12 Years a Slave est violent, mais on est loin des films de Tarantino. La violence y est physique (le maquillage et les effets sont splendides), et psychologique, autant pour les personnages que les spectateurs. Le mauvais traitement et la torture des esclaves y sont représentés avec tant de réalisme que le spectateur ressent la suffocation et le désespoir des personnages. On lui raconte une histoire en le prenant par la gorge, en lui pointant du doigt les erreurs du passé, sans détour ni excuse.

 

La magnifique musique, composée par Hans Zimmer, rappelle ses compositions pour Inception (Christopher Nolan, 2010), et utilise des thèmes très sombres.

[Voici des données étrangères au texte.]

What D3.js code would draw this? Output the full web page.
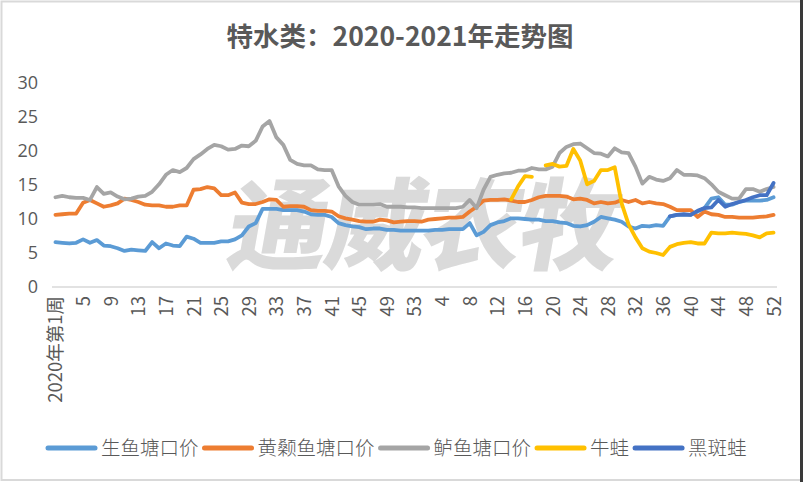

La bande sonore renforce le sentiment d’oppression et de peur par une utilisation poussée des percussions et des basses, qui est interrompue par des thèmes aux cordes, plus apaisants et mélancoliques.

 

Ainsi, qu’en est-il de la possibilité de 12 Years a Slave de remporter la statuette du « Meilleur film » le 2 mars prochain ? Tout est possible, mais ce n’est pas gagné d’avance. La cuvée des Oscars de 2014 se distingue majoritairement par des films inspirés de faits réels. En effet, six des neuf films en nomination sont basés sur des faits vécus, un thème prisé par l’Académie, soit :12 Years a Slave, American Hustle, Captain Philips, Dallas Buyers Club, Philomena et The Wolf of Wall Street.

 

Toutefois, au cours des dernières années, l’Académie a principalement récompensé des films « patriotiques ». En 2010, le prix est remporté par l’excellent Hurt Locker, qui parle des démineurs militaires en Irak. L’année suivante, c’est The King’s Speech, racontant l’histoire du Prince Georges VI qui a réussi à surmonter l’adversité et son problème de bégaiement afin de devenir roi et diriger le Royaume-Uni durant la guerre. En 2012, c’est sans grande surprise que le simpliste The Artist remporte l’honneur ultime. Finalement, l’année dernière, c’est le banal Argo qui remporte l’Oscar au lieu de l’excellent Zero Dark Thirty.

 

En fait, la lutte entre Argo et Zero Dark Thirty démontre la tendance de l’Académie à privilégier les films avec une fin heureuse et/ou une belle morale. Le premier fut sévèrement critiqué pour ses erreurs factuelles, comme par exemple en donnant un rôle bien mineur au gouvernement canadien lors de la prise d’otages de Téhéran. Zero Dark Thirty était beaucoup plus réussi autant au niveau du scénario, des interprétations et de la réalisation. Toutefois, le film présentait un côté sombre des États-Unis, en particulier l’utilisation de la torture sur des détenus de guerre. De plus, certains hommes politiques américains, dont le sénateur John McCain, ont attaqué ouvertement le film et ses artisans pour, entre autres, avoir obtenu des documents confidentiels du gouvernement et valorisé l’utilisation de la torture.

 

Somme toute, 12 Years a Slave mérite selon moi de gagner le prix du « Meilleur film ». Il est supérieur en réalisation, interprétation et scénario que ses concurrents. Le projet, dans son ensemble, créé un impact majeur sur le spectateur, qui en sort troublé. Il le prend par la gorge en lui exposant sans détour une histoire dure mais très réaliste. Toutefois, son thème couvrant un pan peu glorieux de l’histoire américaine ne risque pas d’enchanter les membres de l’Académie. 12 Years Slave est un film qui est difficile à regarder et qui laisse une trace. Sa violence physique et psychologique immerge le spectateur dans le milieu de l’esclavage avec beaucoup de brutalité. C’est un film qui fait mal et bouleverse, mais qui est si beau.